GWHT Fellows return for the 2nd year to the WISER school in Muhuru Bay, Kenya |UNDERGRADUATE FELLOWS
Updated: Sep 2, 2019
Just a few days after arriving at WISER, I was describing my schedule to my parents as if I already had been here for weeks. I think the ease with which I have settled back into being at WISER is in large part due to the warmth and openness of the teachers, students, and staff. They don’t treat me as if I am an outsider but instead have welcomed me back to be a part of the WISER family. The weeks that I spent at WISER last summer have easily blended into the time I am spending here now.
What is different from last summer, however, is my purpose for being here. Last year, two other students and I were conducting interviews and performing data collection related to the water system created by WISER, UNICEF WASH, and the Muhuru Bay Water Board to provide clean water to the community. My days often consisted of data entry and analysis, which was well within what I was comfortable doing.
This summer, I have abandoned my comfort zone to attempt teaching. Currently, I am teaching 89 students about entrepreneurship and financial literacy, 24 students about how entrepreneurship can be applied to engineering, and six students about the basics of building a flashlight (a review of the curriculum taught by Pratt students Kendall Covington and Mikayla Wickman last year). At this point, I have just had one session with each of the three groups.
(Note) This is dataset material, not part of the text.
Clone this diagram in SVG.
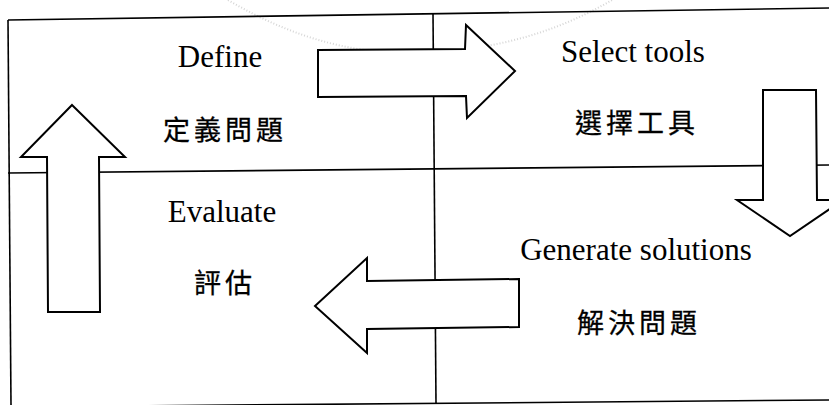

Even after just one session, my lack of teaching experience is apparent. I was naive to think that the same strategies to keep students on task or encourage students to participate would work in all three classrooms, and I am now working to identify new strategies that are tailored to each group. I was additionally naive to think that the teaching strategies that I learned from teachers in the U.S. would translate to a Kenyan classroom. Teacher’s expectations of students, students’ expectations of teachers, learning styles, teaching philosophies, and many other aspects of education all differ dramatically. Though these differences will be challenging to understand and overcome, I am confident that with the help of the teachers and students, we can find an interesting mix between the teaching and learning styles of both countries.
Picture: A group of WISER girls working to describe the needs they see in their community.